-- Dataset content --

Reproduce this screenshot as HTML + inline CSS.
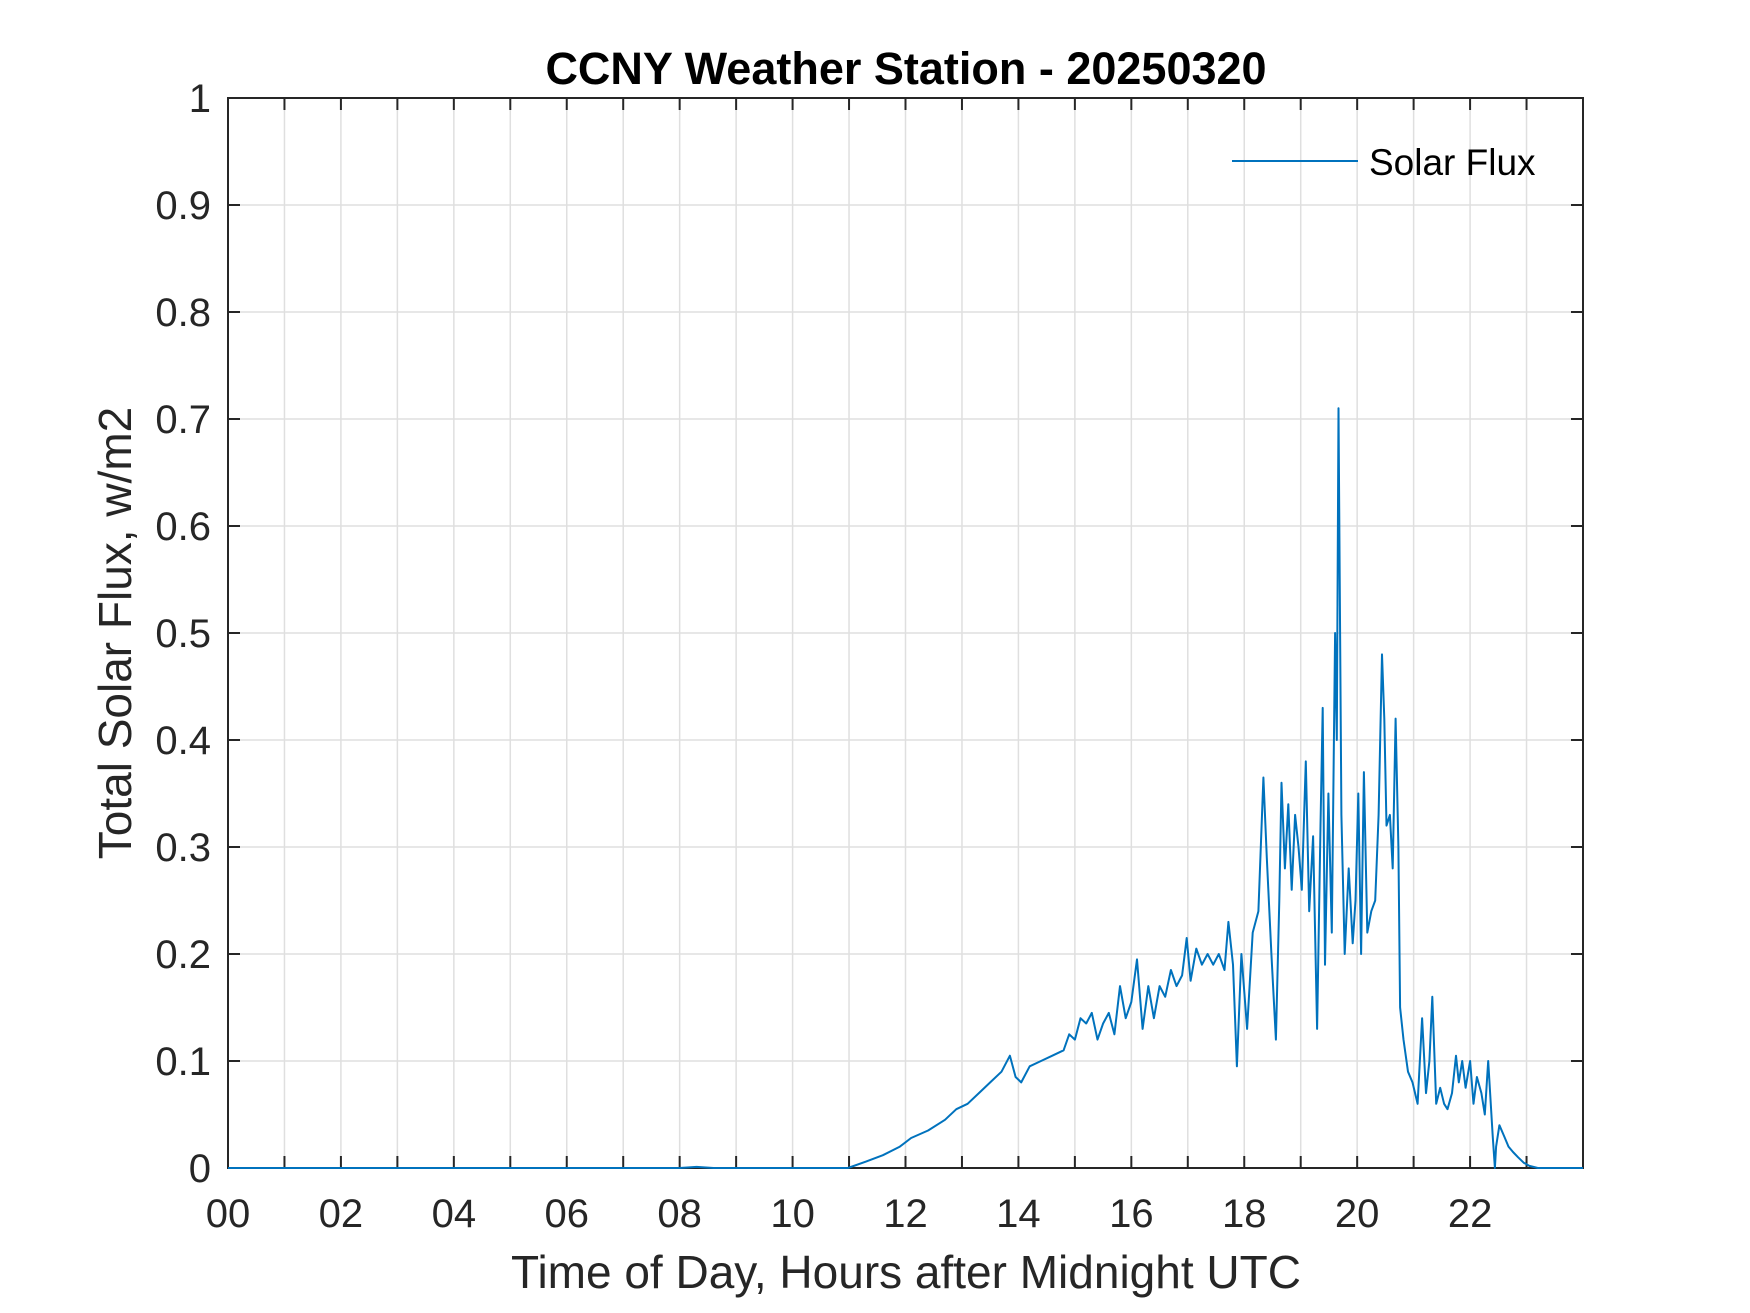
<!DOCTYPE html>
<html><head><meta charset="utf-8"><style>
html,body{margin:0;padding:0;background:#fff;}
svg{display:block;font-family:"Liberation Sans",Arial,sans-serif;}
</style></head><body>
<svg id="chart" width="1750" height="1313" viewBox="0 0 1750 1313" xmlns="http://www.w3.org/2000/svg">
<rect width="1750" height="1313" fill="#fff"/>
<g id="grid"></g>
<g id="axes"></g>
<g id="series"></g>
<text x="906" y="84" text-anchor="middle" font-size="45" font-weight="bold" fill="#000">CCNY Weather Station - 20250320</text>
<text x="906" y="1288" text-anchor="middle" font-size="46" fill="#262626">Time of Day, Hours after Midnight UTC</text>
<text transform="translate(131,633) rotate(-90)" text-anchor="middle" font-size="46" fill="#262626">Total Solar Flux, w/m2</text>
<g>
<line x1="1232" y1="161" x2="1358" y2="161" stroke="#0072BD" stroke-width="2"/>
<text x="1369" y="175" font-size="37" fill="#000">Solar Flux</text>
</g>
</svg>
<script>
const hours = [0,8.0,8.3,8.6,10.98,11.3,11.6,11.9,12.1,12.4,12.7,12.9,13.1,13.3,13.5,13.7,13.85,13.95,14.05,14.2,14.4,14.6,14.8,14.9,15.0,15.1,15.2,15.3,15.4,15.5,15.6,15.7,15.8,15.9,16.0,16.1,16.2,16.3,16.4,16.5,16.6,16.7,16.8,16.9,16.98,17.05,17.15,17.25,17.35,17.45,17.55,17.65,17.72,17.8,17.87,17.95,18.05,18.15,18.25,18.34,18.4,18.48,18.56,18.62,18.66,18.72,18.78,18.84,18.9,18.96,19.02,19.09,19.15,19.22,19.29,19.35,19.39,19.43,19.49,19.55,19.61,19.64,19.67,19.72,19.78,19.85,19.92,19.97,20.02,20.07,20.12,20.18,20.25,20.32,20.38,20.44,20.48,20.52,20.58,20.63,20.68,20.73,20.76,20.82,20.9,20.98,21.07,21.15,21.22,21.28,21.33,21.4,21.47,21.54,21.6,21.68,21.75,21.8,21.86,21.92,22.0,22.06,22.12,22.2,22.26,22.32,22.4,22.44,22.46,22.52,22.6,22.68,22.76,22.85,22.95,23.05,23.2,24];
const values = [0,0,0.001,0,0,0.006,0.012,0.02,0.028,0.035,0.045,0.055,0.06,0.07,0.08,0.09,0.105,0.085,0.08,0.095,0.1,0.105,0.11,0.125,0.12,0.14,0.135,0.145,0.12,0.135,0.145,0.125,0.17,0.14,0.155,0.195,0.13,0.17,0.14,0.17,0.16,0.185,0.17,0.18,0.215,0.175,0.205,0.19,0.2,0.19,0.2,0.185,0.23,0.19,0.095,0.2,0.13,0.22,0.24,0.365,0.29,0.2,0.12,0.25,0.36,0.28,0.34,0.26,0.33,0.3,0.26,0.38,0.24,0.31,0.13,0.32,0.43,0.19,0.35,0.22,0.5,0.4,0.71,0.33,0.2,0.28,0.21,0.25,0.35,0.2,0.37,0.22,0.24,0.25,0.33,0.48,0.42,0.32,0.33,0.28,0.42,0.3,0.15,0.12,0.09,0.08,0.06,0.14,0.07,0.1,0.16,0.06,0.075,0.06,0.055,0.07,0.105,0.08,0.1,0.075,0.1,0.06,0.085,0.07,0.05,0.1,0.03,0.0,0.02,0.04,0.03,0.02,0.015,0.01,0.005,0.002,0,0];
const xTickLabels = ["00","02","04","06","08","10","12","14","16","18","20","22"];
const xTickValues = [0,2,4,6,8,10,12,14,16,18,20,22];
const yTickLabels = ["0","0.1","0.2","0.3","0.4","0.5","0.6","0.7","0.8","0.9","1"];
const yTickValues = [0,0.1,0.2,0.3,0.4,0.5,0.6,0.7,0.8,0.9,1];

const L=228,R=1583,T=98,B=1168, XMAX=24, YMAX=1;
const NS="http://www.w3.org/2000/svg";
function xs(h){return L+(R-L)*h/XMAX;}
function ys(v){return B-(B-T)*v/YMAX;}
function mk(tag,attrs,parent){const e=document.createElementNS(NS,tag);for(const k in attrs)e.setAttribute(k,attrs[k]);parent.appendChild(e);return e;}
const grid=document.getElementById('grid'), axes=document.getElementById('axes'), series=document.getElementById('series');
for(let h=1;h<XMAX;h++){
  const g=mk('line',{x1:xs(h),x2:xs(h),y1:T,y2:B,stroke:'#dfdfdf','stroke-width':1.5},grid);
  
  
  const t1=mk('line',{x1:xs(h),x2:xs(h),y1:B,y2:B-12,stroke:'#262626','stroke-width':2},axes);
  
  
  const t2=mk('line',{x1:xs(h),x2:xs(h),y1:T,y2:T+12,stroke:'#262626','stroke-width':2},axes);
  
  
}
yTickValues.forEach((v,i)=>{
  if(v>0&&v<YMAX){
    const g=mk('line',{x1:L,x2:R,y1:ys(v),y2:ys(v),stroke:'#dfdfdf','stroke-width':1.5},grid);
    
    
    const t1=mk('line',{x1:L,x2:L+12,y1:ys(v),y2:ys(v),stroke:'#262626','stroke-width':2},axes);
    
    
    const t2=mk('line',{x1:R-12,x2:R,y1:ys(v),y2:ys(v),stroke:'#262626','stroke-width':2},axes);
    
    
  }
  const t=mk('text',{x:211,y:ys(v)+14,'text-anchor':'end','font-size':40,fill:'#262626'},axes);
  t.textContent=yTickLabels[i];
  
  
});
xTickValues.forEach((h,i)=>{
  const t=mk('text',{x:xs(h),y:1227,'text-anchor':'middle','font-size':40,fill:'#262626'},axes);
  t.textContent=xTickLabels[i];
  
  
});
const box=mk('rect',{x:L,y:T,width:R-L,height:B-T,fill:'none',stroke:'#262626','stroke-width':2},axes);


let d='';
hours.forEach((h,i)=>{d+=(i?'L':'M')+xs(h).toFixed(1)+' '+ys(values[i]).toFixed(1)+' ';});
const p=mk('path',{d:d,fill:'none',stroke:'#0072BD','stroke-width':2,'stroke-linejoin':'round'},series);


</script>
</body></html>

-- Stated goal --
Copy all the lines of data exactly as they appear, dropping any images.

-- Written answer --
Reproduce this screenshot as HTML + inline CSS.
<!DOCTYPE html>
<html><head><meta charset="utf-8"><style>
html,body{margin:0;padding:0;background:#fff;}
svg{display:block;font-family:"Liberation Sans",Arial,sans-serif;}
</style></head><body>
<svg id="chart" width="1750" height="1313" viewBox="0 0 1750 1313" xmlns="http://www.w3.org/2000/svg">
<rect width="1750" height="1313" fill="#fff"/>
<g id="grid"></g>
<g id="axes"></g>
<g id="series"></g>
<text x="906" y="84" text-anchor="middle" font-size="45" font-weight="bold" fill="#000">CCNY Weather Station - 20250320</text>
<text x="906" y="1288" text-anchor="middle" font-size="46" fill="#262626">Time of Day, Hours after Midnight UTC</text>
<text transform="translate(131,633) rotate(-90)" text-anchor="middle" font-size="46" fill="#262626">Total Solar Flux, w/m2</text>
<g>
<line x1="1232" y1="161" x2="1358" y2="161" stroke="#0072BD" stroke-width="2"/>
<text x="1369" y="175" font-size="37" fill="#000">Solar Flux</text>
</g>
</svg>
<script>
const hours = [0,8.0,8.3,8.6,10.98,11.3,11.6,11.9,12.1,12.4,12.7,12.9,13.1,13.3,13.5,13.7,13.85,13.95,14.05,14.2,14.4,14.6,14.8,14.9,15.0,15.1,15.2,15.3,15.4,15.5,15.6,15.7,15.8,15.9,16.0,16.1,16.2,16.3,16.4,16.5,16.6,16.7,16.8,16.9,16.98,17.05,17.15,17.25,17.35,17.45,17.55,17.65,17.72,17.8,17.87,17.95,18.05,18.15,18.25,18.34,18.4,18.48,18.56,18.62,18.66,18.72,18.78,18.84,18.9,18.96,19.02,19.09,19.15,19.22,19.29,19.35,19.39,19.43,19.49,19.55,19.61,19.64,19.67,19.72,19.78,19.85,19.92,19.97,20.02,20.07,20.12,20.18,20.25,20.32,20.38,20.44,20.48,20.52,20.58,20.63,20.68,20.73,20.76,20.82,20.9,20.98,21.07,21.15,21.22,21.28,21.33,21.4,21.47,21.54,21.6,21.68,21.75,21.8,21.86,21.92,22.0,22.06,22.12,22.2,22.26,22.32,22.4,22.44,22.46,22.52,22.6,22.68,22.76,22.85,22.95,23.05,23.2,24];
const values = [0,0,0.001,0,0,0.006,0.012,0.02,0.028,0.035,0.045,0.055,0.06,0.07,0.08,0.09,0.105,0.085,0.08,0.095,0.1,0.105,0.11,0.125,0.12,0.14,0.135,0.145,0.12,0.135,0.145,0.125,0.17,0.14,0.155,0.195,0.13,0.17,0.14,0.17,0.16,0.185,0.17,0.18,0.215,0.175,0.205,0.19,0.2,0.19,0.2,0.185,0.23,0.19,0.095,0.2,0.13,0.22,0.24,0.365,0.29,0.2,0.12,0.25,0.36,0.28,0.34,0.26,0.33,0.3,0.26,0.38,0.24,0.31,0.13,0.32,0.43,0.19,0.35,0.22,0.5,0.4,0.71,0.33,0.2,0.28,0.21,0.25,0.35,0.2,0.37,0.22,0.24,0.25,0.33,0.48,0.42,0.32,0.33,0.28,0.42,0.3,0.15,0.12,0.09,0.08,0.06,0.14,0.07,0.1,0.16,0.06,0.075,0.06,0.055,0.07,0.105,0.08,0.1,0.075,0.1,0.06,0.085,0.07,0.05,0.1,0.03,0.0,0.02,0.04,0.03,0.02,0.015,0.01,0.005,0.002,0,0];
const xTickLabels = ["00","02","04","06","08","10","12","14","16","18","20","22"];
const xTickValues = [0,2,4,6,8,10,12,14,16,18,20,22];
const yTickLabels = ["0","0.1","0.2","0.3","0.4","0.5","0.6","0.7","0.8","0.9","1"];
const yTickValues = [0,0.1,0.2,0.3,0.4,0.5,0.6,0.7,0.8,0.9,1];

const L=228,R=1583,T=98,B=1168, XMAX=24, YMAX=1;
const NS="http://www.w3.org/2000/svg";
function xs(h){return L+(R-L)*h/XMAX;}
function ys(v){return B-(B-T)*v/YMAX;}
function mk(tag,attrs,parent){const e=document.createElementNS(NS,tag);for(const k in attrs)e.setAttribute(k,attrs[k]);parent.appendChild(e);return e;}
const grid=document.getElementById('grid'), axes=document.getElementById('axes'), series=document.getElementById('series');
for(let h=1;h<XMAX;h++){
  const g=mk('line',{x1:xs(h),x2:xs(h),y1:T,y2:B,stroke:'#dfdfdf','stroke-width':1.5},grid);
  
  
  const t1=mk('line',{x1:xs(h),x2:xs(h),y1:B,y2:B-12,stroke:'#262626','stroke-width':2},axes);
  
  
  const t2=mk('line',{x1:xs(h),x2:xs(h),y1:T,y2:T+12,stroke:'#262626','stroke-width':2},axes);
  
  
}
yTickValues.forEach((v,i)=>{
  if(v>0&&v<YMAX){
    const g=mk('line',{x1:L,x2:R,y1:ys(v),y2:ys(v),stroke:'#dfdfdf','stroke-width':1.5},grid);
    
    
    const t1=mk('line',{x1:L,x2:L+12,y1:ys(v),y2:ys(v),stroke:'#262626','stroke-width':2},axes);
    
    
    const t2=mk('line',{x1:R-12,x2:R,y1:ys(v),y2:ys(v),stroke:'#262626','stroke-width':2},axes);
    
    
  }
  const t=mk('text',{x:211,y:ys(v)+14,'text-anchor':'end','font-size':40,fill:'#262626'},axes);
  t.textContent=yTickLabels[i];
  
  
});
xTickValues.forEach((h,i)=>{
  const t=mk('text',{x:xs(h),y:1227,'text-anchor':'middle','font-size':40,fill:'#262626'},axes);
  t.textContent=xTickLabels[i];
  
  
});
const box=mk('rect',{x:L,y:T,width:R-L,height:B-T,fill:'none',stroke:'#262626','stroke-width':2},axes);


let d='';
hours.forEach((h,i)=>{d+=(i?'L':'M')+xs(h).toFixed(1)+' '+ys(values[i]).toFixed(1)+' ';});
const p=mk('path',{d:d,fill:'none',stroke:'#0072BD','stroke-width':2,'stroke-linejoin':'round'},series);


</script>
</body></html>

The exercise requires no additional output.